From Bets to Budgets: Affordability and Betting in SA

Switch on the TV, and you’ll be hard-pressed to find a sports team not endorsed by an online betting company. The online gambling market in South Africa is set to hit a revenue of USD 828.50m this year, with an estimated 3.6 million users by 2028.

As the wave of online gambling sweeps across South Africa, the importance of affordability analysis intensifies, impacting not only individual consumers but also shaping the trajectory of the betting industry and the nation’s economic landscape.

Leveraging Gathr‘s affordability analysis tool, let’s delve into the spending habits of South African consumers, unravelling the intricacies of their betting transaction.

Transactional behaviour of gamblers

South Africa has a diverse range of incomes, with sports betting typically attracting a lower LSM. To grasp how affordable gambling is for different individuals, it’s crucial to look closely at large segments of transactional behaviour.

Examining transactions from over a million South African consumers has uncovered some interesting insights. On average, a person who gambles puts in about R350. What’s notable is that 35% of all bets were less than R50, indicating a preference for smaller bet amounts. Surprisingly, at least 23% of these deposits happened even when the person’s bank balance was R0 or less.

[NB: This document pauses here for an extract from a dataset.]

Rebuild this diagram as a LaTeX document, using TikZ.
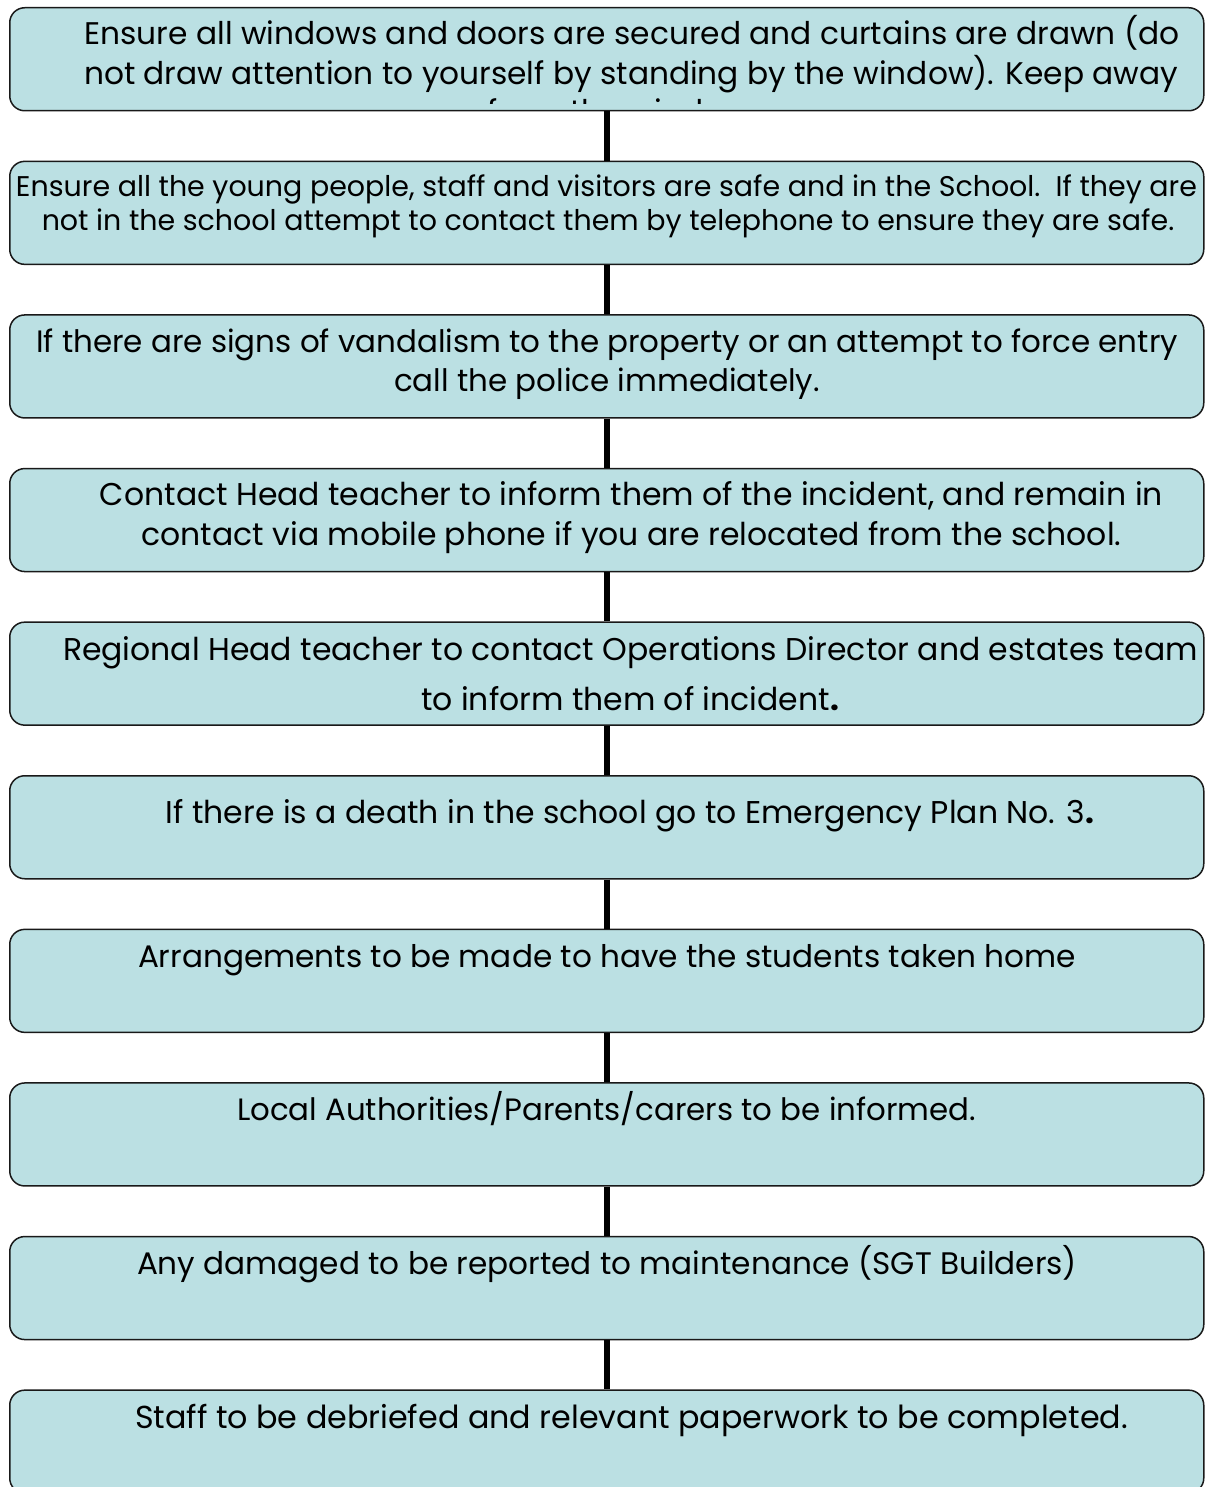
\documentclass[tikz,border=0pt]{standalone}
\usepackage{fontspec}
\setmainfont{Poppins}
\definecolor{boxfill}{RGB}{187,224,227}
\definecolor{boxline}{RGB}{25,25,25}
\newlength\fitlen
\newcommand\fitfont[3]{\settowidth\fitlen{\normalfont\fontsize{20pt}{24pt}\selectfont #3}\pgfmathsetmacro\fittmp{#2/\fitlen*20}\global\let#1\fittmp}
\tikzset{
  stepbox/.style={draw=boxline, line width=1.5pt, fill=boxfill, rounded corners=15pt,
    minimum width=1194pt, minimum height=103pt, inner sep=0pt, anchor=north west},
  link/.style={line width=5.5pt, draw=black},
  txt/.style={anchor=base, inner sep=0pt, text=black}
}
\begin{document}
\fitfont{\sA}{1094}{not draw attention to yourself by standing by the window). Keep away}%
\fitfont{\sB}{1181}{Ensure all the young people, staff and visitors are safe and in the School.\ \ If they are}%
\fitfont{\sC}{1142}{If there are signs of vandalism to the property or an attempt to force entry}%
\fitfont{\sD}{1063}{Contact Head teacher to inform them of the incident, and remain in}%
\fitfont{\sE}{1135}{Regional Head teacher to contact Operations Director and estates team}%
\fitfont{\sF}{926}{If there is a death in the school go to Emergency Plan No. 3.}%
\fitfont{\sG}{938}{Arrangements to be made to have the students taken home}%
\fitfont{\sH}{739}{Local Authorities/Parents/carers to be informed.}%
\fitfont{\sI}{940}{Any damaged to be reported to maintenance (SGT Builders)}%
\fitfont{\sJ}{993}{Staff to be debriefed and relevant paperwork to be completed.}%
\begin{tikzpicture}[x=1pt,y=-1pt]
\useasboundingbox (0,0) rectangle (1204,1487);

% boxes
\node[stepbox] (b1) at (9,7) {};
\node[stepbox] (b2) at (9,160.6) {};
\node[stepbox] (b3) at (9,314.2) {};
\node[stepbox] (b4) at (9,467.8) {};
\node[stepbox] (b5) at (9,621.4) {};
\node[stepbox] (b6) at (9,775) {};
\node[stepbox] (b7) at (9,928.6) {};
\node[stepbox] (b8) at (9,1082.2) {};
\node[stepbox] (b9) at (9,1235.8) {};
\node[stepbox] (b10) at (9,1389.4) {};

% connectors
\draw[link] (b1.south) -- (b2.north);
\draw[link] (b2.south) -- (b3.north);
\draw[link] (b3.south) -- (b4.north);
\draw[link] (b4.south) -- (b5.north);
\draw[link] (b5.south) -- (b6.north);
\draw[link] (b6.south) -- (b7.north);
\draw[link] (b7.south) -- (b8.north);
\draw[link] (b8.south) -- (b9.north);
\draw[link] (b9.south) -- (b10.north);

% texts
\begin{scope}
\clip (9,7) rectangle (1203,104);
\node[txt, font=\fontsize{\sA}{\sA}\selectfont] (t1a) at (632,45) {Ensure all windows and doors are secured and curtains are drawn (do};
\node[txt, font=\fontsize{\sA}{\sA}\selectfont] (t1b) at (631,85) {not draw attention to yourself by standing by the window). Keep away};
\node[txt, font=\fontsize{\sA}{\sA}\selectfont] (t1c) at (630,123) {from the windows.};
\end{scope}
\node[txt, font=\fontsize{\sB}{\sB}\selectfont] (t2a) at (606.5,197) {Ensure all the young people, staff and visitors are safe and in the School.\ \ If they are};
\node[txt, font=\fontsize{\sB}{\sB}\selectfont] (t2b) at (608,231) {not in the school attempt to contact them by telephone to ensure they are safe.};
\node[txt, font=\fontsize{\sC}{\sC}\selectfont] (t3a) at (607,352) {If there are signs of vandalism to the property or an attempt to force entry};
\node[txt, font=\fontsize{\sC}{\sC}\selectfont] (t3b) at (607,391) {call the police immediately.};
\node[txt, font=\fontsize{\sD}{\sD}\selectfont] (t4a) at (631.5,505) {Contact Head teacher to inform them of the incident, and remain in};
\node[txt, font=\fontsize{\sD}{\sD}\selectfont] (t4b) at (631.5,545) {contact via mobile phone if you are relocated from the school.};
\node[txt, font=\fontsize{\sE}{\sE}\selectfont] (t5a) at (630.5,660) {Regional Head teacher to contact Operations Director and estates team};
\node[txt, font=\fontsize{\sE}{\sE}\selectfont] (t5b) at (630,710) {to inform them of incident{\bfseries .}};
\node[txt, font=\fontsize{\sF}{\sF}\selectfont] (t6) at (630,823) {If there is a death in the school go to Emergency Plan No. 3{\bfseries .}};
\node[txt, font=\fontsize{\sG}{\sG}\selectfont] (t7) at (607,967) {Arrangements to be made to have the students taken home};
\node[txt, font=\fontsize{\sH}{\sH}\selectfont] (t8) at (606.5,1120) {Local Authorities/Parents/carers to be informed.};
\node[txt, font=\fontsize{\sI}{\sI}\selectfont] (t9) at (607,1274) {Any damaged to be reported to maintenance (SGT Builders)};
\node[txt, font=\fontsize{\sJ}{\sJ}\selectfont] (t10) at (631.5,1428) {Staff to be debriefed and relevant paperwork to be completed.};
\end{tikzpicture}
\end{document}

This suggests that some people still choose to bet even when their bank account has minimal funds, which is why policies to prohibit this are so essential. When it comes to the timing of bets, it’s all dependent on the influx of earnings.

For some, they bet on the same day they get paid, especially if they receive their pay every week or every day. Towards the end of the month, there’s a noticeable increase in deposits, possibly linked to when people receive their monthly income.

According to TGM Research, the majority of betting happens during sporting events, with a significant 82% of African sports fans being interested in betting during the FIFA World Cup. These findings offer a glimpse into how people approach gambling and how it intersects with their entertainment needs and financial habits.

Cost of living & consumer Debt

Inflation is hitting a 13-year high in South Africa, leading to soaring prices for food and fuel. Alongside this, aggressive interest rate hikes are increasing home loan and debt payments for many. The rising cost of living, covering housing, healthcare, education, and transportation, directly impacts disposable income. Balancing the recreational value of gambling with avoiding excessive financial strain becomes crucial in these challenging times.

Looking at consumer debt levels, Debt Busters reports that as interest rates continue to rise, 65% of South Africans’ net income is used to service debt. High debt levels increase financial vulnerability, heightening the risks associated with gambling. Implementing regulations and educational initiatives becomes imperative for fostering responsible gambling practices in this challenging economic climate.

Affordability analysis – the key to healthy betting

“For betting companies, affordability analysis serves as a crucial tool, ensuring that individuals can genuinely afford to engage in betting activities.”

According to Christopher Ball, co-founder at Finch Technologies. This not only diminishes the risk of them losing all their funds in a single session but also plays a pivotal role in bolstering customer retention, as individuals are more likely to continue placing bets in subsequent sessions.

Additionally, delving into a bettor’s transactional behaviour empowers betting companies to pinpoint instances of over-betting. These insights enables the crafting of personalised saving strategies based on an individual’s affordability analysis, fostering a responsible gambling environment.

Enforcing affordability assessments for betting companies also holds significant benefits for the South African economy. By implementing these assessments, the practice works to diminish the number of individuals falling into debt due to excessive gambling.

Consequently, this proactive approach alleviates the burden on the South African economy, mitigating the social and economic consequences associated with elevated levels of consumer debt.

Here are a couple of proposed policy recommendations for betting companies:

  • Income-based gambling limits: introduce tiered gambling limits based on income levels to ensure that individuals with lower earnings are not disproportionately affected.
  • Financial literacy programs: implement comprehensive financial literacy programs to educate the public about responsible gambling practices and the potential consequences of excessive gambling.
  • Strict advertising regulations: enforce stringent regulations on gambling advertisements to prevent the glamourisation of gambling as a quick route to financial success.
  • Debt management initiatives: collaborate with financial institutions to develop initiatives or tools that assist individuals in managing and reducing consumer debt, thereby minimising the risks associated with gambling.
  • Community support services: allocate resources to bolster community support services for individuals and families affected by problem gambling, ensuring that assistance is readily available.

As online betting gains momentum, the challenges related to affordability are on the rise. Pioneering efforts from policymakers, fintechs, and online betting companies will be revolutionary, crucial for preventing the industry from becoming a burden on the South African consumer, pushing them further away from financial well-being. How can we collectively ensure a responsible and sustainable future for online betting in South Africa?